Life in the Virgin Islands is laid back – and that’s part of the pleasure! The idea is to relax and not let inconveniences upset you. For example, if you fly to St. Thomas or Tortola via San Juan, Puerto Rico, your luggage may not arrive on the same shuttle flight because of weight considerations on the aircraft. So carry valuables toiletries and a swimsuit in your hand luggage. Your checked bags WILL arrive eventually and your captain will have them delivered to the yacht. The best way to avoid this situation all together is to bring carry on luggage only.

At St. Thomas airport you will find that you deplane directly onto the runway tarmac and then have to walk about 100 yards to the airport entrance and baggage area. Right outside the baggage claim you will see many taxi vans parked and the blue-shirted drivers standing by. There is a desk there with a dispatcher and the rates for each location posted. Let the dispatcher know your destination and he will assign you to a taxi and tell you the rate. The taxis hold around 15 passengers, so you will find yourself traveling with other newly arrived visitors. It is a fun ride with exited guests ready to start their vacations. The taxi may stop at a hotel or resort before bringing you to your final destination.

If you arrive a day or so earlier than your charter and are staying at a hotel remember that you should board no earlier than noon of the day your charter starts unless you have made other arrangements. The crew is often busy getting things ship-shape from the last charter and may not want you to see the yacht in it’s pre-charter state!

What to Pack

Space is limited on a boat, so bring soft-sided luggage or duffle bags which the crew can stow easily. T-shirts and shorts are the usual uniform of the day when you’re not in swimwear. Hard soles won’t be allowed on deck, so bring tennis-type shoes and sandals and rubber flip flops plus some comfortable, cool walking shoes for jaunts ashore. By the way, the people of the islands will appreciate it if you don’t come to town in your bathing togs or other abbreviated wear. Evening dress is about as casual as daytime dress. But if you go to an elegant dinner spot, a button down shirt and khakis for the men and a sundress for the women is appropriate. Bring more than one bathing suit, as you’re likely to spend more time in them than anything else.

Covering Up

The tropical sun can be very damaging to skin, so bring a protective lotion that does not stain towels, sheets, cockpit cushions and decks. Ask your crew whether you need to bring sunscreen, and what kind they prefer you bring (Please do not bring spray lotions). Usually the boat has PLENTY for every skin type. A long-sleeved light cover up and a wide-brimmed hat or visor will help keep the sun off, and also keep you comfortable if you do get sunburned. Evenings can be cool, especially out on the water, so a light sweater or windbreaker will come in handy.

Relaxing on Board

Most yachts have IPOD hook-ups now, so definitely bring along your favorite music.
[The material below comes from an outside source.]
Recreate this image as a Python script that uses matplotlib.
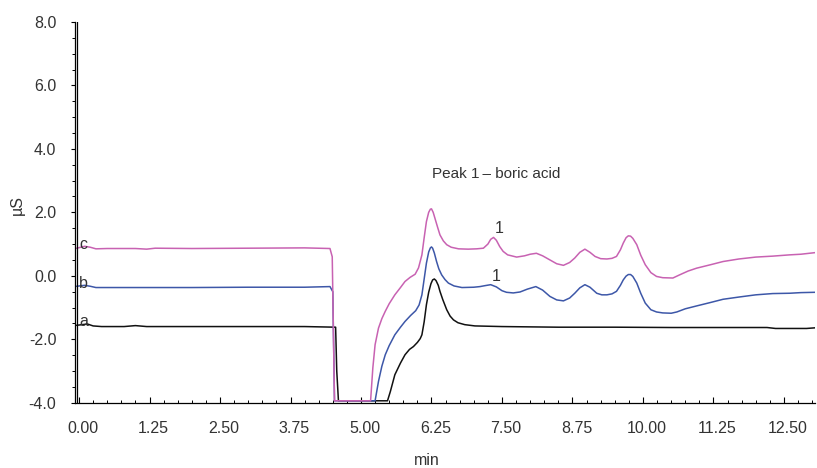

WIFI is usually available, too, so you will not be completely out of touch with the world if you want to bring your laptop or tablet. Do not, however, bring illicit drugs. Your captain has too much to lose to permit the use on the yacht and can terminate the charter without refund if you bring them aboard. You needn’t pack towels or snorkeling and fishing gear, as these will be available on the boat.

Passports and Currency

If you will be visiting the British Virgins or any other non-US islands, a passport is required. Your captain will clear you into customs upon your first day in the BVI – usually at West End, Soper’s Hole Tortola, or at Jost Van Dyke. On the morning of your last day aboard, the captain will usually bring you to Cruz Bay, St. John where you will check back into the US. Another customs office is located on the waterfront in Charlotte Amalie. The currency in the US and British Virgin Islands is the US Dollar. Down island you will find it is the EC (Eastern Caribbean) and you will have to exchange your currency.

Welcome Aboard

When you first step aboard, you’ll be shown to your cabin and given some time to get settled, usually with a welcome-aboard cocktail in hand! At lunch the captain will explain some do’s and dont’s and the use of systems such as the marine heads and showers. The types of marine heads vary from boat to boat and some are more sensitive than others.

Going Ashore

Your captain will be happy to arrange for activities on shore, including recreational sports and dining out. Such excursions are, of course, at your own expense. If you invite your crew to join you for dinner ashore as your guests, they will be delighted to do so, but if you prefer to dine without them, they will not be slighted in the least.


Your Captain and Chef/Mate may be a married couple or working partners. They may own the yacht or operate it for someone else. In any case, remember that you are guests in their home. You’ll savour your own quiet time staring up at the starry night sky or reading a good book. The crew will appreciate being allowed such times, too – after all they will probably be the first ones up in the morning and the last ones to bed at night working hard to please you. If you come to think of the crew as friends (and you probably will), tipping may seem awkward at the charter’s end. But tips usually constitute a major part of the crew’s working capital, so if you’ve enjoyed their efforts, they’ll appreciate your letting them know in this way. Most guests are comfortable with a tip of 15 to 20 percent of the charter fee, but the decision, of course, is up to you. Putting your gratuity envelope with a note of thanks is a nice way to avoid any awkwardness.